=== Available data ===
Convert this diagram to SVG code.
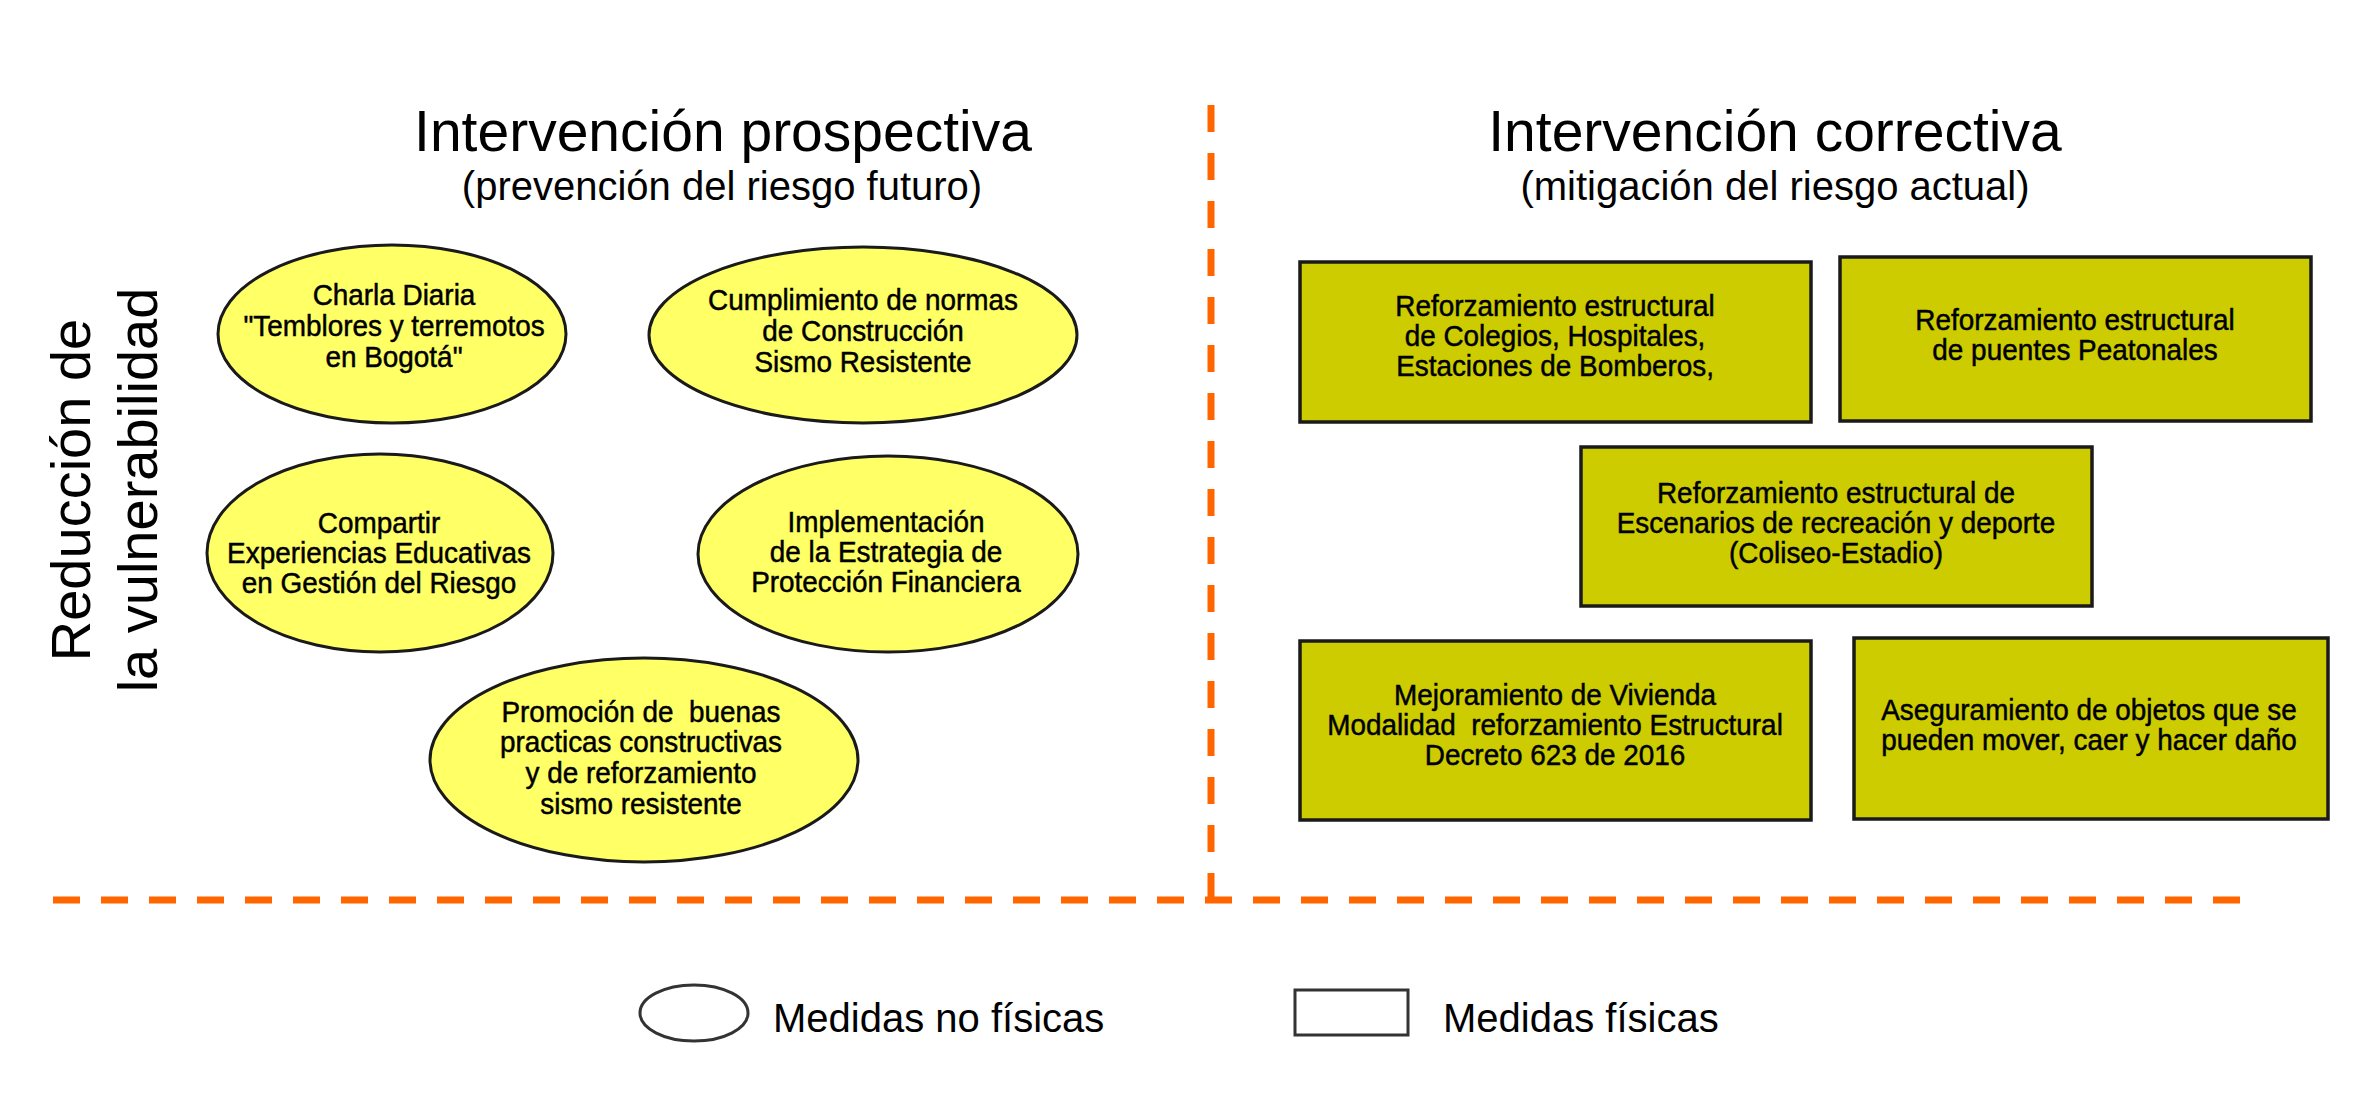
<svg xmlns="http://www.w3.org/2000/svg" width="2362" height="1104" viewBox="0 0 2362 1104">
<style>
.title{font-family:"Liberation Sans",Arial,sans-serif;font-size:57px;fill:#000;text-anchor:middle}
.sub{font-family:"Liberation Sans",Arial,sans-serif;font-size:40px;fill:#000;text-anchor:middle}
.side{font-family:"Liberation Sans",Arial,sans-serif;font-size:56px;fill:#000;text-anchor:middle}
.lbl{font-family:"Liberation Sans",Arial,sans-serif;font-size:30px;fill:#000;stroke:#000;stroke-width:0.5;text-anchor:middle}
.leg{font-family:"Liberation Sans",Arial,sans-serif;font-size:40px;fill:#000}
.ell{fill:#FFFF66;stroke:#1a1a1a;stroke-width:3}
.box{fill:#CCCC00;stroke:#1a1a1a;stroke-width:3.5}
.dash{stroke:#FF6600;stroke-width:7;stroke-dasharray:27 21;fill:none}
.legshape{fill:#fff;stroke:#333;stroke-width:3}
</style>
<rect width="2362" height="1104" fill="#fff"/>

<g id="titles">
<text class="title" x="723" y="151">Intervención prospectiva</text>
<text class="sub" x="722" y="200">(prevención del riesgo futuro)</text>
<text class="title" x="1775" y="151">Intervención correctiva</text>
<text class="sub" x="1775" y="200">(mitigación del riesgo actual)</text>
</g>

<g id="side-label">
<text class="side" transform="translate(90,490) rotate(-90)">Reducción de</text>
<text class="side" transform="translate(157,490) rotate(-90)">la vulnerabilidad</text>
</g>

<g id="dividers">
<line class="dash" x1="1211" y1="105" x2="1211" y2="901"/>
<line class="dash" x1="53" y1="900" x2="2245" y2="900"/>
</g>

<g id="n1">
<ellipse class="ell" cx="392" cy="334" rx="174" ry="89"/>
<g transform="translate(394,0) scale(0.93,1)">
<text class="lbl" x="0" y="305">Charla Diaria</text>
<text class="lbl" x="0" y="336">&quot;Temblores y terremotos</text>
<text class="lbl" x="0" y="367">en Bogotá&quot;</text>
</g>
</g>

<g id="n2">
<ellipse class="ell" cx="863" cy="335" rx="214" ry="88"/>
<g transform="translate(863,0) scale(0.93,1)">
<text class="lbl" x="0" y="310">Cumplimiento de normas</text>
<text class="lbl" x="0" y="341">de Construcción</text>
<text class="lbl" x="0" y="372">Sismo Resistente</text>
</g>
</g>

<g id="n3">
<ellipse class="ell" cx="380" cy="553" rx="173" ry="99"/>
<g transform="translate(379,0) scale(0.93,1)">
<text class="lbl" x="0" y="533">Compartir</text>
<text class="lbl" x="0" y="563">Experiencias Educativas</text>
<text class="lbl" x="0" y="593">en Gestión del Riesgo</text>
</g>
</g>

<g id="n4">
<ellipse class="ell" cx="888" cy="554" rx="190" ry="98"/>
<g transform="translate(886,0) scale(0.93,1)">
<text class="lbl" x="0" y="532">Implementación</text>
<text class="lbl" x="0" y="562">de la Estrategia de</text>
<text class="lbl" x="0" y="592">Protección Financiera</text>
</g>
</g>

<g id="n5">
<ellipse class="ell" cx="644" cy="760" rx="214" ry="102"/>
<g transform="translate(641,0) scale(0.93,1)">
<text class="lbl" x="0" y="722">Promoción de&#160; buenas</text>
<text class="lbl" x="0" y="752">practicas constructivas</text>
<text class="lbl" x="0" y="783">y de reforzamiento</text>
<text class="lbl" x="0" y="814">sismo resistente</text>
</g>
</g>

<g id="r1">
<rect class="box" x="1300" y="262" width="511" height="160"/>
<g transform="translate(1555,0) scale(0.93,1)">
<text class="lbl" x="0" y="316">Reforzamiento estructural</text>
<text class="lbl" x="0" y="346">de Colegios, Hospitales,</text>
<text class="lbl" x="0" y="376">Estaciones de Bomberos,</text>
</g>
</g>

<g id="r2">
<rect class="box" x="1840" y="257" width="471" height="164"/>
<g transform="translate(2075,0) scale(0.93,1)">
<text class="lbl" x="0" y="330">Reforzamiento estructural</text>
<text class="lbl" x="0" y="360">de puentes Peatonales</text>
</g>
</g>

<g id="r3">
<rect class="box" x="1581" y="447" width="511" height="159"/>
<g transform="translate(1836,0) scale(0.93,1)">
<text class="lbl" x="0" y="503">Reforzamiento estructural de</text>
<text class="lbl" x="0" y="533">Escenarios de recreación y deporte</text>
<text class="lbl" x="0" y="563">(Coliseo-Estadio)</text>
</g>
</g>

<g id="r4">
<rect class="box" x="1300" y="641" width="511" height="179"/>
<g transform="translate(1555,0) scale(0.93,1)">
<text class="lbl" x="0" y="705">Mejoramiento de Vivienda</text>
<text class="lbl" x="0" y="735">Modalidad&#160; reforzamiento Estructural</text>
<text class="lbl" x="0" y="765">Decreto 623 de 2016</text>
</g>
</g>

<g id="r5">
<rect class="box" x="1854" y="638" width="474" height="181"/>
<g transform="translate(2089,0) scale(0.93,1)">
<text class="lbl" x="0" y="720">Aseguramiento de objetos que se</text>
<text class="lbl" x="0" y="750">pueden mover, caer y hacer daño</text>
</g>
</g>

<g id="legend">
<ellipse class="legshape" cx="694" cy="1013" rx="54" ry="28"/>
<text class="leg" x="773" y="1032">Medidas no físicas</text>
<rect class="legshape" x="1295" y="990" width="113" height="45"/>
<text class="leg" x="1443" y="1032">Medidas físicas</text>
</g>
</svg>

=== What you need to do ===
Copy out all of the material exactly as written, without its pictures.

=== Solution below ===
Convert this diagram to SVG code.
<svg xmlns="http://www.w3.org/2000/svg" width="2362" height="1104" viewBox="0 0 2362 1104">
<style>
.title{font-family:"Liberation Sans",Arial,sans-serif;font-size:57px;fill:#000;text-anchor:middle}
.sub{font-family:"Liberation Sans",Arial,sans-serif;font-size:40px;fill:#000;text-anchor:middle}
.side{font-family:"Liberation Sans",Arial,sans-serif;font-size:56px;fill:#000;text-anchor:middle}
.lbl{font-family:"Liberation Sans",Arial,sans-serif;font-size:30px;fill:#000;stroke:#000;stroke-width:0.5;text-anchor:middle}
.leg{font-family:"Liberation Sans",Arial,sans-serif;font-size:40px;fill:#000}
.ell{fill:#FFFF66;stroke:#1a1a1a;stroke-width:3}
.box{fill:#CCCC00;stroke:#1a1a1a;stroke-width:3.5}
.dash{stroke:#FF6600;stroke-width:7;stroke-dasharray:27 21;fill:none}
.legshape{fill:#fff;stroke:#333;stroke-width:3}
</style>
<rect width="2362" height="1104" fill="#fff"/>

<g id="titles">
<text class="title" x="723" y="151">Intervención prospectiva</text>
<text class="sub" x="722" y="200">(prevención del riesgo futuro)</text>
<text class="title" x="1775" y="151">Intervención correctiva</text>
<text class="sub" x="1775" y="200">(mitigación del riesgo actual)</text>
</g>

<g id="side-label">
<text class="side" transform="translate(90,490) rotate(-90)">Reducción de</text>
<text class="side" transform="translate(157,490) rotate(-90)">la vulnerabilidad</text>
</g>

<g id="dividers">
<line class="dash" x1="1211" y1="105" x2="1211" y2="901"/>
<line class="dash" x1="53" y1="900" x2="2245" y2="900"/>
</g>

<g id="n1">
<ellipse class="ell" cx="392" cy="334" rx="174" ry="89"/>
<g transform="translate(394,0) scale(0.93,1)">
<text class="lbl" x="0" y="305">Charla Diaria</text>
<text class="lbl" x="0" y="336">&quot;Temblores y terremotos</text>
<text class="lbl" x="0" y="367">en Bogotá&quot;</text>
</g>
</g>

<g id="n2">
<ellipse class="ell" cx="863" cy="335" rx="214" ry="88"/>
<g transform="translate(863,0) scale(0.93,1)">
<text class="lbl" x="0" y="310">Cumplimiento de normas</text>
<text class="lbl" x="0" y="341">de Construcción</text>
<text class="lbl" x="0" y="372">Sismo Resistente</text>
</g>
</g>

<g id="n3">
<ellipse class="ell" cx="380" cy="553" rx="173" ry="99"/>
<g transform="translate(379,0) scale(0.93,1)">
<text class="lbl" x="0" y="533">Compartir</text>
<text class="lbl" x="0" y="563">Experiencias Educativas</text>
<text class="lbl" x="0" y="593">en Gestión del Riesgo</text>
</g>
</g>

<g id="n4">
<ellipse class="ell" cx="888" cy="554" rx="190" ry="98"/>
<g transform="translate(886,0) scale(0.93,1)">
<text class="lbl" x="0" y="532">Implementación</text>
<text class="lbl" x="0" y="562">de la Estrategia de</text>
<text class="lbl" x="0" y="592">Protección Financiera</text>
</g>
</g>

<g id="n5">
<ellipse class="ell" cx="644" cy="760" rx="214" ry="102"/>
<g transform="translate(641,0) scale(0.93,1)">
<text class="lbl" x="0" y="722">Promoción de&#160; buenas</text>
<text class="lbl" x="0" y="752">practicas constructivas</text>
<text class="lbl" x="0" y="783">y de reforzamiento</text>
<text class="lbl" x="0" y="814">sismo resistente</text>
</g>
</g>

<g id="r1">
<rect class="box" x="1300" y="262" width="511" height="160"/>
<g transform="translate(1555,0) scale(0.93,1)">
<text class="lbl" x="0" y="316">Reforzamiento estructural</text>
<text class="lbl" x="0" y="346">de Colegios, Hospitales,</text>
<text class="lbl" x="0" y="376">Estaciones de Bomberos,</text>
</g>
</g>

<g id="r2">
<rect class="box" x="1840" y="257" width="471" height="164"/>
<g transform="translate(2075,0) scale(0.93,1)">
<text class="lbl" x="0" y="330">Reforzamiento estructural</text>
<text class="lbl" x="0" y="360">de puentes Peatonales</text>
</g>
</g>

<g id="r3">
<rect class="box" x="1581" y="447" width="511" height="159"/>
<g transform="translate(1836,0) scale(0.93,1)">
<text class="lbl" x="0" y="503">Reforzamiento estructural de</text>
<text class="lbl" x="0" y="533">Escenarios de recreación y deporte</text>
<text class="lbl" x="0" y="563">(Coliseo-Estadio)</text>
</g>
</g>

<g id="r4">
<rect class="box" x="1300" y="641" width="511" height="179"/>
<g transform="translate(1555,0) scale(0.93,1)">
<text class="lbl" x="0" y="705">Mejoramiento de Vivienda</text>
<text class="lbl" x="0" y="735">Modalidad&#160; reforzamiento Estructural</text>
<text class="lbl" x="0" y="765">Decreto 623 de 2016</text>
</g>
</g>

<g id="r5">
<rect class="box" x="1854" y="638" width="474" height="181"/>
<g transform="translate(2089,0) scale(0.93,1)">
<text class="lbl" x="0" y="720">Aseguramiento de objetos que se</text>
<text class="lbl" x="0" y="750">pueden mover, caer y hacer daño</text>
</g>
</g>

<g id="legend">
<ellipse class="legshape" cx="694" cy="1013" rx="54" ry="28"/>
<text class="leg" x="773" y="1032">Medidas no físicas</text>
<rect class="legshape" x="1295" y="990" width="113" height="45"/>
<text class="leg" x="1443" y="1032">Medidas físicas</text>
</g>
</svg>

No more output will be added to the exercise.